The Diary of a Teenage Girl draws parallels with Andrea Arnold’s British film Fish Tank (2009), which also follows a 15-year-old girl’s relationship with her mother’s boyfriend. Despite that both films feature adult men having non-forced sex with girls under the age of 16, strong language, and drug and alcohol consumption, when the films were rated by the BBFC, Fish Tank received an age rating of 15 while The Diary of a Teenage Girl was deemed inappropriate for audiences under 18. It seems significant that Fish Tank offers the strong impression that teenage protagonist Mia (Katie Jarvis), is groomed over a period of time by her mother’s boyfriend Conor (Michael Fassbender), as he flirtatiously compliments her dancing abilities, and jokingly spanks her when she misbehaves. The Diary of a Teenage Girl on the other hand, takes a more ambiguous approach towards this central relationship, never quite establishing a victim/perpetrator dynamic between Minnie and Monroe, and it is perhaps this ambiguity with regard to both a paedophilic character, and sexually subjective teenage girl, which has resulted in the film’s severe age restrictions. 

When asked in an interview, whether she would describe Minnie’s experiences with Monroe as abuse, an affair, rape, or a relationship, author Gloeckner responded:  

‘Well, the thing is, I don’t really judge it as simply as calling it one thing or another […] I was trying to just describe it exactly as it was for that girl. She wasn’t thinking in those terms, because she wasn’t able to, so I wasn’t thinking in those terms. It is a relationship, it’s a sexual relationship. To say it’s abuse or rape is, again, qualifying it in a way that’s in a sense simplifying it, and that wasn’t my intent’.

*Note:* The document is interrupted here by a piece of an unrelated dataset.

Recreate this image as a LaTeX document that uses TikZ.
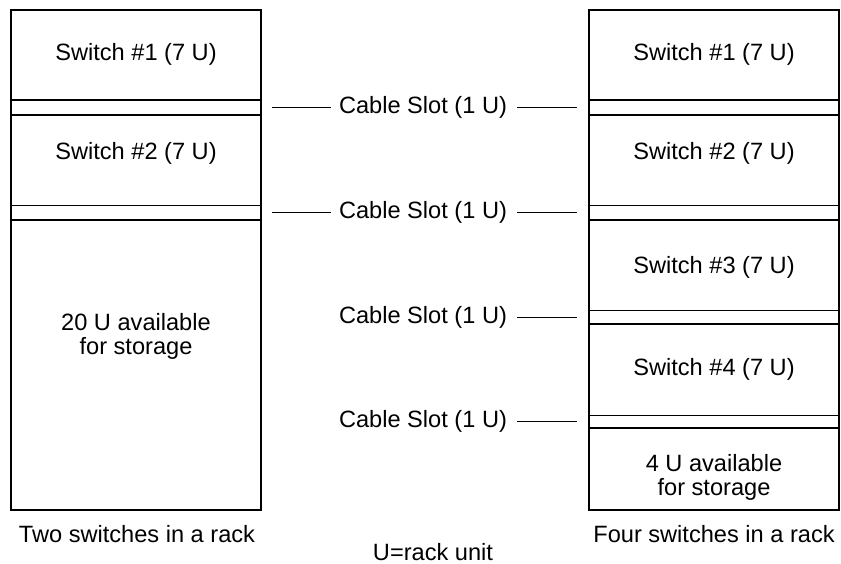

The film’s director, Marielle Heller, maintains this attitude in her adaptation and has emphasised the importance of audience identification with Minnie:

‘If she doesn’t feel like a victim in that moment […] we shouldn’t be feeling that way […] a lot of the times when you’re doing the most dangerous things in your teenagehood, I think you’re probably having a lot of fun’. 

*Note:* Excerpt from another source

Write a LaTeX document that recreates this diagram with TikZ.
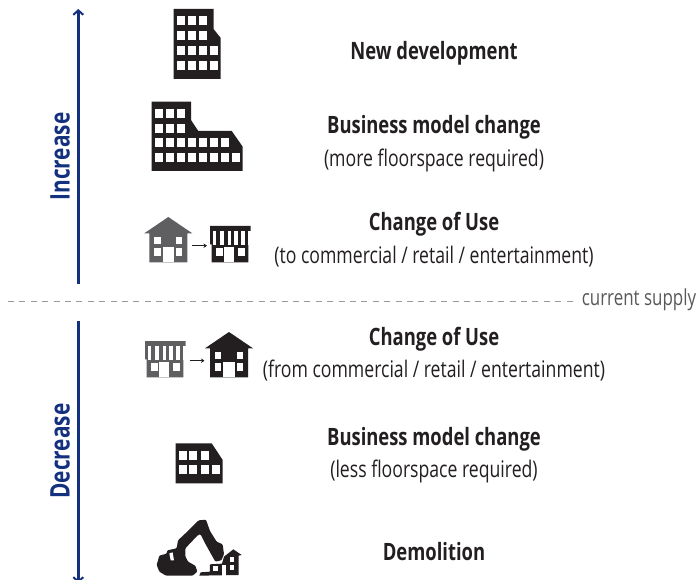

Indeed even during instances in which Minnie does feel like a victim, she perceives herself to be a victim of heartbreak, rather than a victim of an abusive relationship or sexual manipulation. Significantly, it is during verbal communication with Monroe that Minnie most often appears vulnerable or hurt, while their physical interactions are shown to be, or are described by Minnie as being pleasurable and exciting. The term ‘rape’ is only ever invoked by the teenager as she play-fights with Monroe on a boat and relishes in the danger that the pair will be caught. Giggling and screaming, Minnie allows Monroe to pin her down on a sofa before gleefully yelling, ‘help, I’m being raped’, as if the notion that Monroe would sexually assault her is laughable, despite the fact that in legal terms, he is. 

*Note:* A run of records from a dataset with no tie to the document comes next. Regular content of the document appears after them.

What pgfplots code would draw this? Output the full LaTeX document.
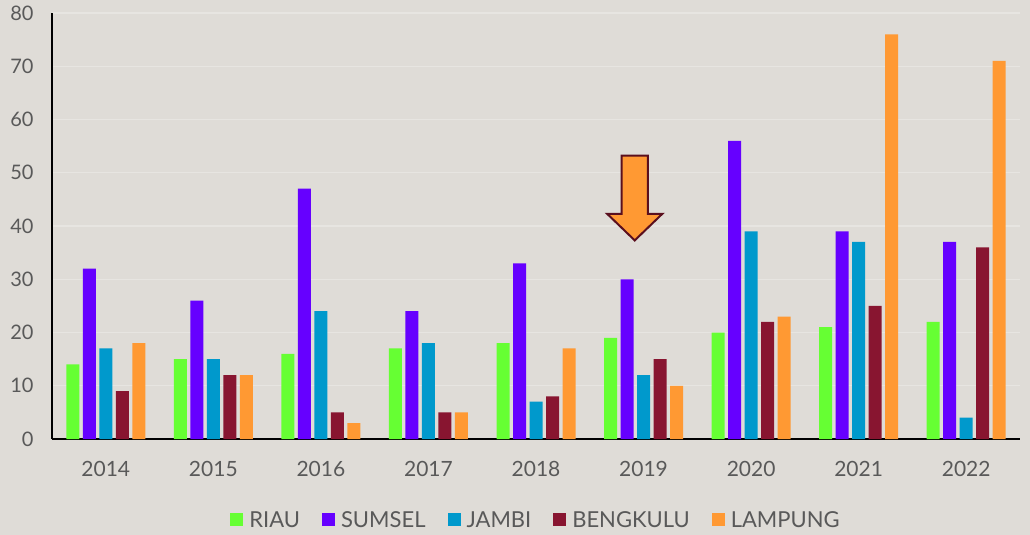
\documentclass[border=0pt]{standalone}
\usepackage{pgfplots}
\pgfplotsset{compat=1.18}
\usepackage{fontspec}
\setmainfont{Lato}
\definecolor{bg}{HTML}{DFDCD7}
\definecolor{gridc}{HTML}{E7E5E1}
\definecolor{txt}{HTML}{595959}
\definecolor{criau}{HTML}{66FF33}
\definecolor{csumsel}{HTML}{6600FF}
\definecolor{cjambi}{HTML}{0099CC}
\definecolor{cbeng}{HTML}{881530}
\definecolor{clamp}{HTML}{FF9933}
\definecolor{arrowedge}{HTML}{5A0F1E}
\begin{document}
\begin{tikzpicture}[x=1pt,y=1pt]
\fill[bg] (-52,-96) rectangle (978,439);
\useasboundingbox (-52,-96) rectangle (978,439);
\begin{axis}[
  at={(0,0)}, anchor=south west,
  scale only axis, width=968pt, height=426pt,
  xmin=-0.5, xmax=8.5, ymin=0, ymax=80,
  ytick={0,10,...,80},
  xtick={0,...,8},
  xticklabels={2014,2015,2016,2017,2018,2019,2020,2021,2022},
  axis x line*=bottom, axis y line*=left,
  axis line style={black, line width=1.5pt, -},
  major tick length=0pt,
  ymajorgrids, grid style={gridc, line width=1.2pt},
  tick label style={text=txt},
  xticklabel style={font=\fontsize{21}{24}\selectfont, yshift=-19pt},
  yticklabel style={font=\fontsize{20}{24}\selectfont, xshift=-15pt},
  /pgf/number format/assume math mode=true,
  ybar=3.5pt, bar width=13pt,
  legend columns=5,
  legend style={draw=none, fill=none, at={(0.5,-0.19)}, anchor=center,
    font=\fontsize{22}{25}\selectfont, text=txt,
    /tikz/every odd column/.append style={column sep=4pt},
    /tikz/every even column/.append style={column sep=20pt}},
  legend image code/.code={\fill[#1] (0pt,-6.5pt) rectangle (13pt,6.5pt);},
]
\addplot[fill=criau, draw=none] coordinates {(0,14) (1,15) (2,16) (3,17) (4,18) (5,19) (6,20) (7,21) (8,22)};
\addplot[fill=csumsel, draw=none] coordinates {(0,32) (1,26) (2,47) (3,24) (4,33) (5,30) (6,56) (7,39) (8,37)};
\addplot[fill=cjambi, draw=none] coordinates {(0,17) (1,15) (2,24) (3,18) (4,7) (5,12) (6,39) (7,37) (8,4)};
\addplot[fill=cbeng, draw=none] coordinates {(0,9) (1,12) (2,5) (3,5) (4,8) (5,15) (6,22) (7,25) (8,36)};
\addplot[fill=clamp, draw=none] coordinates {(0,18) (1,12) (2,3) (3,5) (4,17) (5,10) (6,23) (7,76) (8,71)};
\legend{RIAU,SUMSEL,JAMBI,BENGKULU,LAMPUNG}
\draw[fill=clamp, draw=arrowedge, line width=2pt, line join=miter]
  (axis cs:4.795,53.2) -- (axis cs:5.041,53.2) -- (axis cs:5.041,42.3) -- (axis cs:5.175,42.3)
  -- (axis cs:4.918,37.3) -- (axis cs:4.661,42.3) -- (axis cs:4.795,42.3) -- cycle;
\end{axis}
\end{tikzpicture}
\end{document}
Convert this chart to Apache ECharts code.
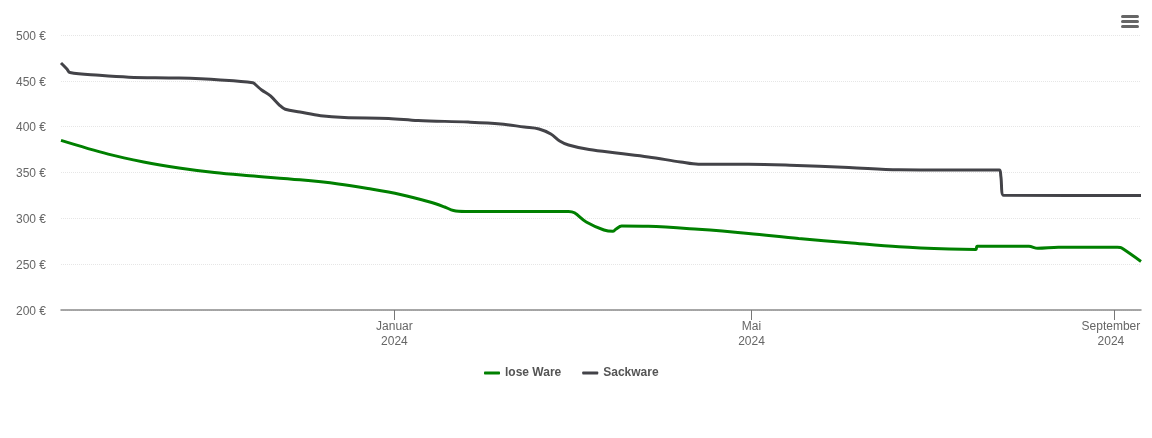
<!DOCTYPE html>
<html>
<head>
<meta charset="utf-8">
<style>
  html, body { margin: 0; padding: 0; background: #fff; }
  #chart { width: 1152px; height: 438px; }
</style>
<script src="https://cdn.jsdelivr.net/npm/echarts@6/dist/echarts.min.js"></script>
</head>
<body>
<div id="chart"></div>
<script>
var seriesNames = ['lose Ware', 'Sackware'];

var looseDates = ['2023-09-10', '2023-09-26', '2023-10-08', '2023-10-20', '2023-11-01',
  '2023-11-13', '2023-11-30', '2023-12-13', '2023-12-23', '2024-01-03', '2024-01-13', '2024-01-18',
  '2024-01-21', '2024-01-25', '2024-02-29', '2024-03-02', '2024-03-06', '2024-03-12', '2024-03-15',
  '2024-03-16', '2024-03-18', '2024-03-27', '2024-04-13', '2024-04-30', '2024-05-17', '2024-06-03',
  '2024-06-20', '2024-07-07', '2024-07-16', '2024-07-16 12:00', '2024-08-03', '2024-08-06',
  '2024-08-13', '2024-09-02', '2024-09-03', '2024-09-04', '2024-09-10'];
var looseValues = [385, 370, 361.5, 355, 350,
  346.5, 342, 337.5, 332.5, 326, 317.8, 312.4,
  308.5, 307.5, 307.5, 306, 296, 287.3, 285.8,
  288, 291.6, 291.3, 288, 283.5, 278, 273.4,
  269, 266.5, 266, 269.5, 269.5, 267.3,
  268.4, 268.4, 268.2, 266.5, 253];

var sackDates = ['2023-09-10', '2023-09-12', '2023-09-13', '2023-09-23', '2023-10-03', '2023-10-20',
  '2023-11-03', '2023-11-14', '2023-11-15', '2023-11-17', '2023-11-20', '2023-11-23', '2023-11-25',
  '2023-11-30', '2023-12-07', '2023-12-15', '2023-12-30', '2024-01-09', '2024-01-26', '2024-02-06',
  '2024-02-14', '2024-02-19', '2024-02-23', '2024-02-26', '2024-02-29', '2024-03-07', '2024-03-17',
  '2024-03-27', '2024-04-07', '2024-04-13', '2024-04-30', '2024-05-14', '2024-06-03', '2024-06-20',
  '2024-07-07', '2024-07-24', '2024-07-24 12:00', '2024-07-25 10:00', '2024-09-10'];
var sackValues = [469.5, 463, 459, 456, 454, 453,
  451, 448, 445.5, 440, 433.5, 423.6, 419,
  416, 412, 410, 409, 406.7, 405, 403,
  399.6, 397.5, 392, 384.4, 380, 375, 371,
  367, 361.5, 359, 359, 358, 355.5, 353,
  352.7, 352.7, 346, 325.2, 325];

var tickDates = ['2024-01-01', '2024-05-01', '2024-09-01'];
var tickMonths = ['Januar', 'Mai', 'September'];
var tickYears = ['2024', '2024', '2024'];

function toTime(d) {
  return echarts.time.parse(d).getTime();
}

var tickTimes = tickDates.map(toTime);

function pairUp(dates, values) {
  return dates.map(function (d, i) {
    return [toTime(d), values[i]];
  });
}

var chart = echarts.init(document.getElementById('chart'), null, { renderer: 'canvas' });

var option = {
  animation: false,
  textStyle: { fontFamily: '"Liberation Sans", Arial, sans-serif' },
  grid: { left: 61, right: 11, top: 35, bottom: 128 },
  legend: {
    data: seriesNames,
    left: 479,
    top: 362,
    itemWidth: 16,
    itemHeight: 3,
    itemGap: 21,
    icon: 'roundRect',
    textStyle: { color: '#555555', fontSize: 12, fontWeight: 'bold',
      fontFamily: '"Liberation Sans", Arial, sans-serif' }
  },
  xAxis: {
    type: 'value',
    min: toTime('2023-09-10'),
    max: toTime('2024-09-10'),
    axisLine: { lineStyle: { color: '#8a8a8a', width: 1.5 } },
    axisTick: { show: true, length: 10, customValues: tickTimes, lineStyle: { color: '#777777', width: 1 } },
    axisLabel: {
      show: true,
      customValues: tickTimes,
      color: '#666666',
      fontSize: 12,
      lineHeight: 15,
      margin: 9,
      hideOverlap: false,
      showMinLabel: true,
      showMaxLabel: true,
      formatter: function (value) {
        var i = tickTimes.indexOf(value);
        if (i < 0) return '';
        // the last label sits a little left of its tick in the original
        if (i === tickTimes.length - 1) {
          return '{last|' + tickMonths[i] + '}\n{last|' + tickYears[i] + '}';
        }
        return tickMonths[i] + '\n' + tickYears[i];
      },
      rich: {
        last: { color: '#666666', fontSize: 12, lineHeight: 15, padding: [0, 7, 0, 0] }
      }
    },
    splitLine: { show: false }
  },
  yAxis: {
    type: 'value',
    min: 200,
    max: 500,
    interval: 50,
    axisLine: { show: false },
    axisTick: { show: false },
    axisLabel: {
      margin: 15,
      formatter: '{v|{value} €}',
      rich: {
        v: { color: '#666666', fontSize: 12, padding: [3, 0, 0, 0] }
      }
    },
    splitLine: { lineStyle: { color: '#e6e6e6', type: 'dotted', width: 1 } }
  },
  series: [
    {
      name: seriesNames[0],
      type: 'line',
      data: pairUp(looseDates, looseValues),
      showSymbol: false,
      smooth: 0.35,
      lineStyle: { color: '#008000', width: 3 },
      itemStyle: { color: '#008000' }
    },
    {
      name: seriesNames[1],
      type: 'line',
      data: pairUp(sackDates, sackValues),
      showSymbol: false,
      smooth: 0.35,
      lineStyle: { color: '#434348', width: 3 },
      itemStyle: { color: '#434348' }
    }
  ],
  graphic: [
    { type: 'rect', left: 1121, top: 15, shape: { width: 18, height: 3, r: 1.5 }, style: { fill: '#666666' } },
    { type: 'rect', left: 1121, top: 20, shape: { width: 18, height: 3, r: 1.5 }, style: { fill: '#666666' } },
    { type: 'rect', left: 1121, top: 25, shape: { width: 18, height: 3, r: 1.5 }, style: { fill: '#666666' } }
  ]
};

chart.setOption(option);
</script>
</body>
</html>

Until the climax of the film’s second act, Minnie perceives Monroe to be a boyfriend-type figure rather than a predator and, therefore, this is how his character is portrayed. Yet as the film draws to an end and Minnie’s perception of herself and of Monroe alters, she questions in voice-over:

‘did you ever go back to your pre-school once you had gotten big, and everything looked miniature? Like the chairs and the monkey bars, just much smaller than you remembered? I know nothing’s changed, but everything looks totally different to me now.’

In the scene that follows, as Minnie sells her artwork at the beach, she encounters Monroe. The exchange is awkward though amiable, with Minnie offering a piece of her art before saying goodbye. Despite their pleasantries, as the pair shake hands Minnie asserts internally: ‘I’m better than you, you son of a bitch’. Never quite portrayed as a villain, Monroe is not ‘punished’ in the traditional sense yet Minnie’s matured perspective on his behaviour and their relationship, and her increased confidence, self-assuredness, and determination are perhaps more satisfying. 



Melissa Hair is a PhD candidate at Northumbria University. Her research is concerned with the on and off screen presence of women in contemporary American indie cinema, and examines the work of directors such as Miranda July, Lena Dunham and Nicole Holofcener. She has presented papers on the representation of abortion in American cinema and the construction of ‘quirky’ femininity in popular culture.